The Pacto Historico is now a mass movement, and it mobilized close to 100,000 poll watchers to guard against the electoral fraud of the traditional political machines. Despite its impressive successes, fraud has already been uncovered in the small towns and rural areas where Hernandez racked up his most important victories.
Possible Assassination
More ominously, Colombia has a tradition of assassinating left wing political candidates that came anywhere close to gaining political power. The tradition

Carlos Pizarro, one of several Colombian presidential candidates who were assassinated.
began with the assassination of Jorge Eliecer Gaitain in 1948 and continued in the 1980’s and 1990s with the assassinations of presidential candidates Jaime Pardo Leal, Luis Carlos Galan, Bernardo Jaramillo and Carlos Pizarro.
Petro has more than 60 of his own bodyguards who protect him, sometimes speaks behind bullet proof barriers, and has cancelled mass rallies when there has been evidence of assignation attempts underway. Both Petro and his vice presidential candidate, Francia Marquez have survived assassination attempts.
Next Government Unstable
Whether Petro or Hernandez is elected, the next government is not likely to be stable. In either case, the turmoil of the world economy is going to roil the Colombian economy. In either case, the increasingly more damaging floods and droughts ravaging the country due to global warming are going to get worse, and in either case, the new president will not control any of the other institutions of the Colombian state: not the congress, not the Senate, not the military, not the courts, and not the central bank.
In the case of an Hernandez victory, it is clear that the new government will fall into line behind the traditional political machines. Ruinous business as usual will lead to a renewal of the mass movements that shook the country prior to the electoral season. In the case of a Petro victory, there will be sharp conflict between the new president and the other institutions of government. This might delay the reemergence of the mass movement, but likely not for long.

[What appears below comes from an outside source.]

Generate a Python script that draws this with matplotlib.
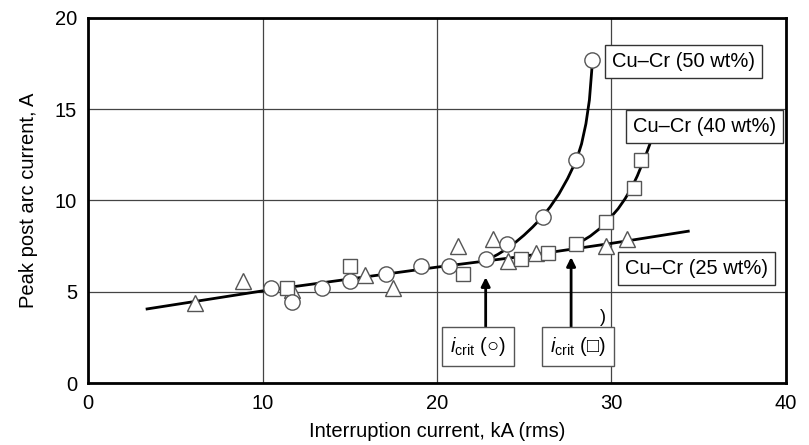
import matplotlib.pyplot as plt
import numpy as np

plt.rcParams['font.family'] = ['Liberation Sans', 'DejaVu Sans']
plt.rcParams['mathtext.fontset'] = 'custom'
plt.rcParams['mathtext.it'] = 'Liberation Sans:italic'
plt.rcParams['mathtext.rm'] = 'Liberation Sans'

# measured points
tri_x = [6.1, 8.9, 11.7, 15.9, 17.5, 21.2, 23.2, 24.1, 25.7, 29.7, 30.9]
tri_y = [4.4, 5.6, 5.1, 5.9, 5.2, 7.5, 7.9, 6.7, 7.1, 7.5, 7.9]

cir_x = [10.5, 11.7, 13.4, 15.0, 17.1, 19.1, 20.7, 22.8, 24.0, 26.1, 28.0, 28.9]
cir_y = [5.2, 4.45, 5.2, 5.6, 6.0, 6.4, 6.4, 6.8, 7.6, 9.1, 12.2, 17.7]

sq_x = [11.4, 15.0, 21.5, 24.8, 26.4, 28.0, 29.7, 31.3, 31.7]
sq_y = [5.2, 6.4, 6.0, 6.8, 7.1, 7.6, 8.8, 10.7, 12.2]

# fitted curves
fit25_x = [3.3, 10.0, 15.0, 20.0, 25.0, 30.0, 34.5]
fit25_y = [4.05, 5.05, 5.7, 6.35, 6.95, 7.65, 8.33]
fit50_x = [23.0, 23.5, 24.0, 24.5, 25.0, 25.5, 26.0, 26.5, 27.0, 27.5, 28.0, 28.3, 28.55, 28.75, 28.9]
fit50_y = [6.8, 7.05, 7.35, 7.7, 8.1, 8.55, 9.05, 9.65, 10.35, 11.2, 12.2, 13.1, 14.2, 15.5, 17.3]
fit40_x = [27.6, 28.2, 28.8, 29.4, 29.9, 30.4, 30.8, 31.2, 31.5, 31.8, 32.05, 32.3]
fit40_y = [7.4, 7.7, 8.05, 8.5, 9.0, 9.55, 10.1, 10.75, 11.35, 12.05, 12.65, 13.3]

fig = plt.figure(figsize=(8.09, 4.45), dpi=100)
ax = fig.add_axes([0.109, 0.139, 0.862, 0.821])

for fx, fy in [(fit25_x, fit25_y), (fit50_x, fit50_y), (fit40_x, fit40_y)]:
    ax.plot(fx, fy, color='black', lw=2.0, zorder=2, solid_capstyle='butt')

mk = dict(linestyle='none', markerfacecolor='white', markeredgecolor='#555555',
          markeredgewidth=1.0, zorder=3)
ax.plot(tri_x, tri_y, marker='^', markersize=11.5, **mk)
ax.plot(sq_x, sq_y, marker='s', markersize=10.5, **mk)
ax.plot(cir_x, cir_y, marker='o', markersize=11, **mk)

fs = 14.5
box = dict(boxstyle='square,pad=0.35', facecolor='white', edgecolor='#333333', lw=1.0)
ax.text(34.15, 17.6, 'Cu\u2013Cr (50 wt%)', ha='center', va='center', fontsize=fs, bbox=box, zorder=5)
ax.text(35.35, 14.05, 'Cu\u2013Cr (40 wt%)', ha='center', va='center', fontsize=fs, bbox=box, zorder=5)
ax.text(34.9, 6.3, 'Cu\u2013Cr (25 wt%)', ha='center', va='center', fontsize=fs, bbox=box, zorder=5)

# critical current arrows
arr = dict(arrowstyle='-|>', color='black', lw=2.0, mutation_scale=13)
ax.annotate('', xy=(22.8, 5.95), xytext=(22.8, 2.8), arrowprops=arr, zorder=4)
ax.annotate('', xy=(27.7, 7.05), xytext=(27.7, 2.8), arrowprops=arr, zorder=4)
cbox = dict(boxstyle='square,pad=0.4', facecolor='white', edgecolor='#555555', lw=1.0)
ax.text(22.35, 2.0, r'$i_{\mathrm{crit}}$' + ' (\u25cb)', ha='center', va='center', fontsize=fs,
        bbox=cbox, zorder=5)
ax.text(28.1, 2.0, r'$i_{\mathrm{crit}}$' + ' (\u25a1)', ha='center', va='center', fontsize=fs,
        bbox=cbox, zorder=5)
ax.text(29.55, 3.6, ')', ha='center', va='center', fontsize=13)

ax.set_xlim(0, 40)
ax.set_ylim(0, 20)
ax.set_xticks([0, 10, 20, 30, 40])
ax.set_yticks([0, 5, 10, 15, 20])
ax.grid(True, color='#444444', lw=0.9)
ax.set_axisbelow(True)
ax.tick_params(length=0, labelsize=fs, pad=8)
for s in ax.spines.values():
    s.set_linewidth(2)

ax.set_xlabel('Interruption current, kA (rms)', fontsize=fs, labelpad=6)
ax.set_ylabel('Peak post arc current, A', fontsize=fs, labelpad=12)

fig.savefig('out.png', dpi=100)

Oaklandsocialist adds: History has seen similar waves of leftists elected in Latin America before. It was known as the “Pink Tide”, and it demonstrated a reaction against neoliberal policies, policies of driving down wages and cutting government social services, all in the interest of attracting foreign investment. The problem was that under capitalism, there really isn’t much of an alternative, but those elected failed to go all the way and move to end capitalism itself. As a result, those representing half steps were rejected and a wave of conservative administrations followed them. So, while an election of these new left governments should be welcomed, in and of themselves they will not be able to solve the real problems.

Gustavo Petro on the campaign trail.